:: Data for this task
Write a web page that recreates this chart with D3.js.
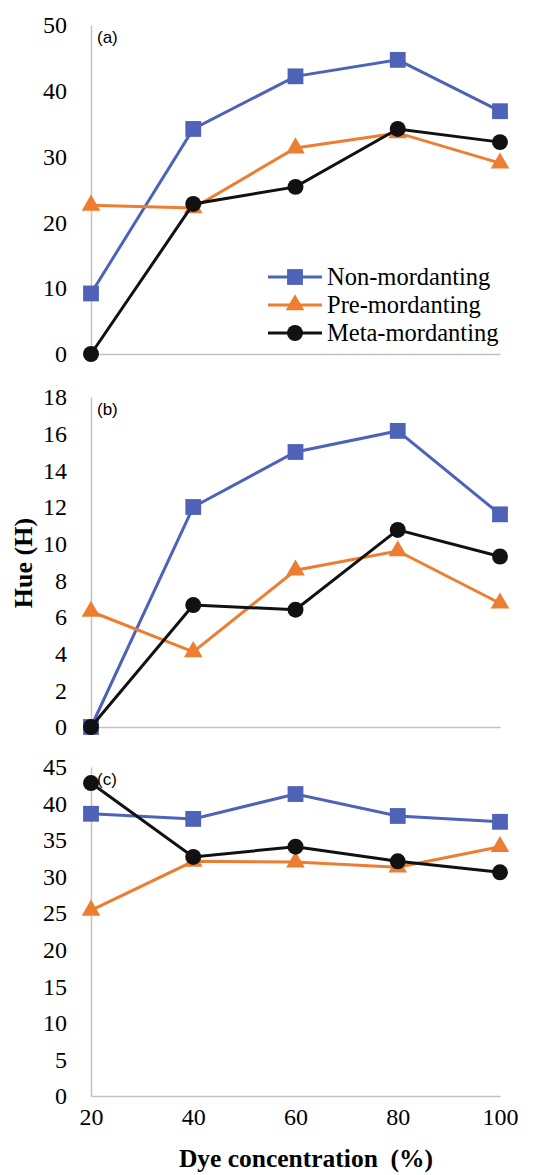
<!DOCTYPE html>
<html>
<head>
<meta charset="utf-8">
<script src="https://cdn.jsdelivr.net/npm/d3@7"></script>
<style>
  html, body { margin: 0; padding: 0; background: #fff; }
</style>
</head>
<body>
<svg id="chart"></svg>
<script>
// x values shared by the three panels
const concentrations = [20, 40, 60, 80, 100];
const seriesNames = ['Non-mordanting', 'Pre-mordanting', 'Meta-mordanting'];

// panel (a)
const nonA = [9.2, 34.2, 42.2, 44.7, 36.9];
const preA = [22.6, 22.2, 31.3, 33.6, 29.0];
const metaA = [0, 22.8, 25.4, 34.2, 32.2];

// panel (b)
const nonB = [0, 12.0, 15.0, 16.15, 11.6];
const preB = [6.3, 4.1, 8.55, 9.6, 6.75];
const metaB = [0, 6.65, 6.4, 10.75, 9.3];

// panel (c)
const nonC = [38.6, 37.9, 41.3, 38.3, 37.5];
const preC = [25.4, 32.1, 32.0, 31.3, 34.1];
const metaC = [42.8, 32.7, 34.1, 32.1, 30.6];

const yTicksA = [0, 10, 20, 30, 40, 50];
const yTicksB = [0, 2, 4, 6, 8, 10, 12, 14, 16, 18];
const yTicksC = [0, 5, 10, 15, 20, 25, 30, 35, 40, 45];

const width = 537;
const height = 1175;
const colors = ['#4e63b8', '#ed7d31', '#111111'];
const symbols = [d3.symbolSquare, d3.symbolTriangle, d3.symbolCircle];
const symbolSizes = [250, 150, 200];
const axisColor = '#c9c0b9';
const serif = 'Liberation Serif';

const svg = d3.select('#chart')
  .attr('width', width)
  .attr('height', height);

const x = d3.scaleLinear()
  .domain([20, 100])
  .range([91, 500]);

const panels = [
  { label: '(a)', series: [nonA, preA, metaA], ticks: yTicksA, max: 50, range: [354, 25] },
  { label: '(b)', series: [nonB, preB, metaB], ticks: yTicksB, max: 18, range: [727, 397] },
  { label: '(c)', series: [nonC, preC, metaC], ticks: yTicksC, max: 45, range: [1096, 767] }
];

const line = (y) => d3.line()
  .x((d, i) => x(concentrations[i]))
  .y(d => y(d));

panels.forEach((p, pi) => {
  const y = d3.scaleLinear()
    .domain([0, p.max])
    .range(p.range);

  const g = svg.append('g');

  // y axis
  const ya = g.append('g')
    .attr('transform', `translate(${x(20)},0)`)
    .call(d3.axisLeft(y).tickValues(p.ticks).tickSize(0).tickPadding(24));
  ya.attr('font-family', null).attr('font-size', null);
  ya.select('.domain').attr('stroke', axisColor).attr('stroke-width', 1.5);
  ya.selectAll('text')
    .style('font-family', serif)
    .style('font-size', '24px')
    .attr('fill', '#000');

  // x axis
  const xa = g.append('g')
    .attr('transform', `translate(0,${y(0)})`)
    .call(d3.axisBottom(x).tickValues(concentrations).tickSize(0).tickPadding(12)
      .tickFormat(pi === 2 ? d3.format('d') : () => ''));
  xa.attr('font-family', null).attr('font-size', null);
  xa.select('.domain').attr('stroke', axisColor).attr('stroke-width', 1.5);
  xa.selectAll('text')
    .style('font-family', serif)
    .style('font-size', '24px')
    .attr('fill', '#000');

  // panel letter
  g.append('text')
    .attr('x', x(20) + 6)
    .attr('y', p.range[1] + 18)
    .style('font-family', 'Liberation Sans, Arial, sans-serif')
    .style('font-size', '17px')
    .attr('fill', '#000')
    .text(p.label);

  p.series.forEach((vals, si) => {
    g.append('path')
      .datum(vals)
      .attr('fill', 'none')
      .attr('stroke', colors[si])
      .attr('stroke-width', 3)
      .attr('d', line(y));

    g.selectAll(`.m${si}`)
      .data(vals)
      .enter().append('path')
      .attr('class', `m${si}`)
      .attr('transform', (d, i) => `translate(${x(concentrations[i])},${y(d)})`)
      .attr('d', d3.symbol().type(symbols[si]).size(symbolSizes[si]))
      .attr('fill', colors[si]);
  });
});

// legend in panel (a)
const legend = svg.append('g').attr('transform', 'translate(268,277)');
seriesNames.forEach((name, i) => {
  const row = legend.append('g').attr('transform', `translate(0,${i * 28})`);
  row.append('line')
    .attr('x1', 0).attr('x2', 54)
    .attr('stroke', colors[i])
    .attr('stroke-width', 3);
  row.append('path')
    .attr('transform', 'translate(27,0)')
    .attr('d', d3.symbol().type(symbols[i]).size(symbolSizes[i]))
    .attr('fill', colors[i]);
  row.append('text')
    .attr('x', 59)
    .attr('y', 8)
    .style('font-family', serif)
    .style('font-size', '24.5px')
    .attr('fill', '#000')
    .text(name);
});

// axis titles
svg.append('text')
  .attr('transform', 'translate(32,563) rotate(-90)')
  .attr('text-anchor', 'middle')
  .style('font-family', serif)
  .style('font-weight', 'bold')
  .style('font-size', '26px')
  .attr('fill', '#000')
  .text('Hue (H)');

svg.append('text')
  .attr('x', 306)
  .attr('y', 1167)
  .attr('text-anchor', 'middle')
  .style('font-family', serif)
  .style('font-weight', 'bold')
  .style('font-size', '25.5px')
  .style('white-space', 'pre')
  .attr('fill', '#000')
  .text('Dye concentration  (%)');
</script>
</body>
</html>
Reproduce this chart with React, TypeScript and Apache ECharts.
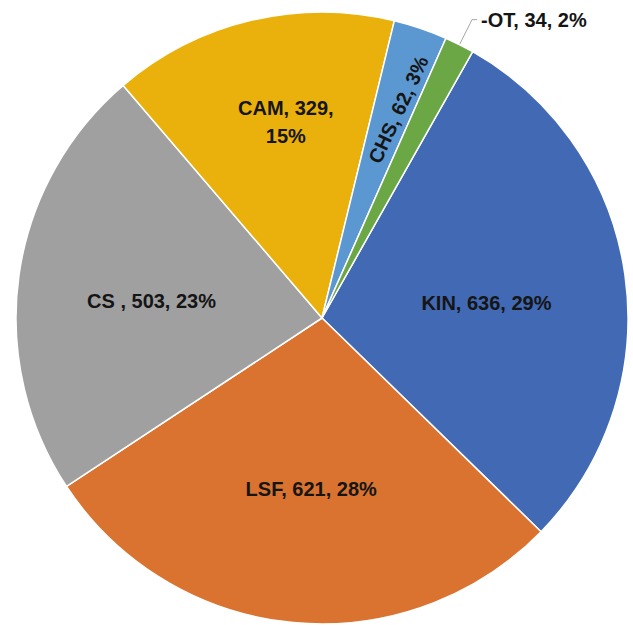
import React, { useEffect, useRef } from "react";
import * as echarts from "echarts";

const categories = ["KIN", "LSF", "CS ", "CAM", "CHS", "-OT"];
const values = [636, 621, 503, 329, 62, 34];
const colors = ["#4169b4", "#d9732f", "#a0a0a0", "#eab10c", "#5b97d0", "#6ba744"];

export default function App() {
  const ref = useRef<HTMLDivElement>(null);
  useEffect(() => {
    document.body.style.margin = "0";
    const chart = echarts.init(ref.current!, null, { renderer: "svg" });
    const labelShift: Record<number, { dx: number; dy: number }> = {
      0: { dx: 10, dy: 7 },
      1: { dx: 4, dy: 16 },
      2: { dx: -16, dy: 5 },
      3: { dx: 0, dy: -44 },
      4: { dx: 66, dy: -2 },
    };
    const data = categories.map((name, i) => {
      const item: any = { name, value: values[i], itemStyle: { color: colors[i] } };
      if (i === 4) item.label = { rotate: 65 };
      if (i === 5) {
        item.label = { position: "outside", distanceToLabelLine: 4 };
        item.labelLine = {
          show: true,
          length: 28,
          length2: 5,
          lineStyle: { color: "#a6a6a6", width: 1 },
        };
      }
      return item;
    });
    chart.setOption({
      animation: false,
      backgroundColor: "#ffffff",
      series: [
        {
          type: "pie",
          center: [322, 318],
          radius: [0, 306],
          startAngle: 60.5,
          clockwise: true,
          avoidLabelOverlap: false,
          itemStyle: { borderColor: "#ffffff", borderWidth: 1.5 },
          label: {
            show: true,
            position: "inside",
            fontFamily: "Liberation Sans, Arial, sans-serif",
            fontWeight: "bold",
            fontSize: 20,
            lineHeight: 28,
            color: "#151515",
            formatter: (p: any) => {
              const pct = Math.round(p.percent);
              return p.dataIndex === 3
                ? `${p.name}, ${p.value},\n${pct}%`
                : `${p.name}, ${p.value}, ${pct}%`;
            },
          },
          labelLine: { show: false },
          labelLayout: (p: any) => {
            const s = labelShift[p.dataIndex];
            return s ? { dx: s.dx, dy: s.dy } : {};
          },
          emphasis: { disabled: true },
          data,
        },
      ],
    });
    return () => chart.dispose();
  }, []);
  return <div ref={ref} style={{ width: 633, height: 625 }} />;
}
::::
◆ Requirement
Copy the records above exactly, from the first line through the line containing "const metaA = [0, 22.8, 25.4, 34.2, 32.2];", and leave out the pictures.

◆ Problem solution
Write a web page that recreates this chart with D3.js.
<!DOCTYPE html>
<html>
<head>
<meta charset="utf-8">
<script src="https://cdn.jsdelivr.net/npm/d3@7"></script>
<style>
  html, body { margin: 0; padding: 0; background: #fff; }
</style>
</head>
<body>
<svg id="chart"></svg>
<script>
// x values shared by the three panels
const concentrations = [20, 40, 60, 80, 100];
const seriesNames = ['Non-mordanting', 'Pre-mordanting', 'Meta-mordanting'];

// panel (a)
const nonA = [9.2, 34.2, 42.2, 44.7, 36.9];
const preA = [22.6, 22.2, 31.3, 33.6, 29.0];
const metaA = [0, 22.8, 25.4, 34.2, 32.2];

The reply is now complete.